Although I read this book over 25 years ago the events described in it are still vivid and have inspired me to make regular contributions to Morris Dees, The Holocaust Museum and The Simon Wiesenthal Center.

In conclusion I can not think about the Wall without remembering George Santayana's famous quote "those who do not remember the past are doomed to repeat it".

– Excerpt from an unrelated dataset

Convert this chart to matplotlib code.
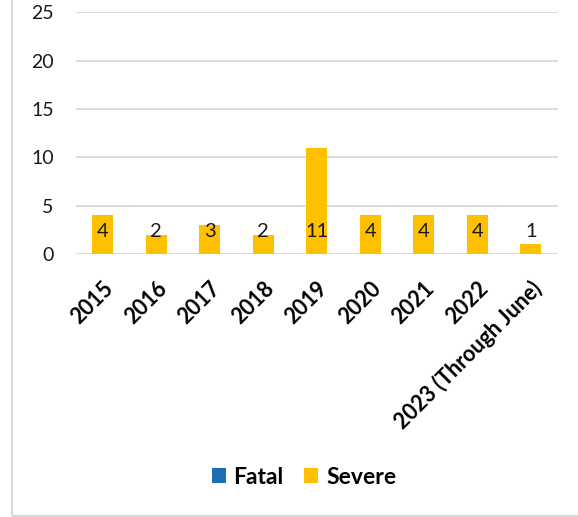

Thursday, February 01, 2007



On January 2, 2007 I went looking for my cat, Belle and couldn't find her. Later that day I found her dead in my pottery studio. She had turned up as a stray in April 2006 and I had her spayed and she got her shots and I tried to let her come in the house, but she just would NOT leave my other two cats alone. Misty and Milo are both almost 14 years old and Belle would stalk them and then attack. So she had to stay outside. She had a nice yard, with lots of trees and a Gazebo to sleep in. When the weather turned cold she had my studio to stay in and when it was REALLY cold I would turn on the kiln to keep her warm. But she did like to travel around the neighborhood and she was somewhat high strung. I felt so very sad when she died and I wrote the following poem.



Bella Luna
Mystery cat from somewhere unknown
You came to my house, I gave you a home
Bell on your collar to play me a tune
Gray Bella Luna, named for the moon
Playful by nature cheerful & sweet
Up with the sun, a new day to greet
Chasing the birds, squirrels and mice
But to my other cats you were not very nice!
So an outside cat you had to be
And this was your downfall as any could see
From April to winter such a true friend
And On a cold New Years night it came to an end
Mighty hunter by the light of the moon
You left this life early and ever too soon
Struck by a car speeding so fast
You made it back home and there breathed your last

Beautiful Belle I loved you so!
And where ever you are I hope that you know
I miss you so much and honor your spirit
I send you this poem and hope that you hear it.